Après 20 ans d’embargo, le système bancaire était déjà peu développé au Soudan, qui figure sur la liste des «pays pauvres très endettés» des bailleurs internationaux. Il ne permet ni les paiements en carte bancaire ni les virements internationaux entre particuliers. Le pays compte 37 banques, dont quatre publiques qui détiennent 14% des actifs bancaires et sept banques étrangères qui comptent pour 23% des actifs bancaires du pays, selon le Fonds monétaire international (FMI). Fin 2019, l’ensemble de ces actifs représentaient à peine 11 milliards d’euros et déjà, le FMI jugeait le système bancaire «vulnérable avec plusieurs banques sous-capitalisées». Difficile de savoir aujourd’hui ce qu’il reste : chaque jour, de nouvelles images diffusées sur les réseaux sociaux montrent des banques saccagées et des coffres-forts vidés par des combattants. 

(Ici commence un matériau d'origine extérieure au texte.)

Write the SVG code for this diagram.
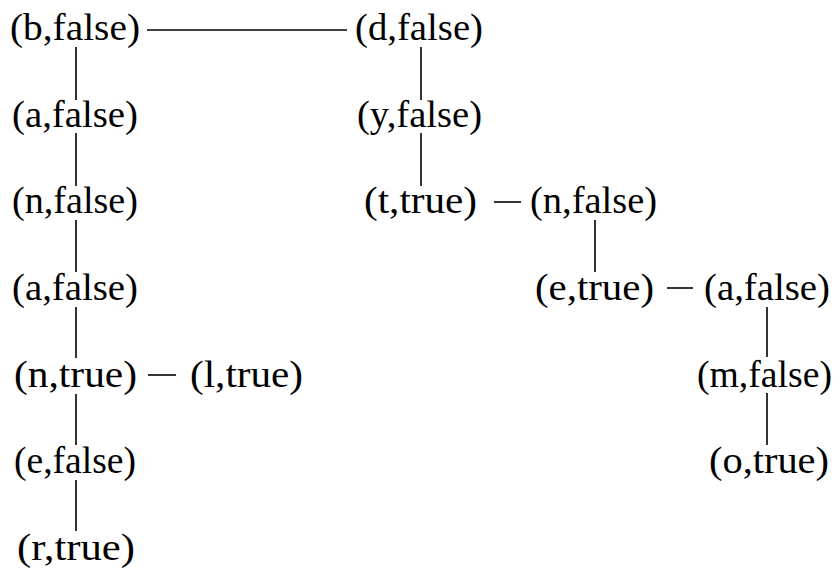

La première semaine de la guerre, l’armée avait accusé les paramilitaires d’avoir «volé des sommes astronomiques» dans une agence de la Banque centrale à Khartoum. Et le général Abdel Fattah Al Burhane, chef de facto du pays depuis le putsch de 2021, a récemment annoncé le gel des comptes bancaires des Forces de soutien rapide (FSR) du général Mohamed Hamdane Daglo. Dans un souci d’apaisement, la Fédération des banques du Soudan publie régulièrement des communiqués pour «assurer à ses clients que leurs économies (...) sont entièrement préservées». 

Elle dit aussi «chercher à rétablir les services bancaires dès que les conditions le permettront». En attendant, Ibrahim, Ichraq, Ahmed et les autres devront acheter de la farine deux fois plus chère qu’avant la guerre, ou de l’essence 20 fois plus onéreuse avec les quelques billets qui leur restent.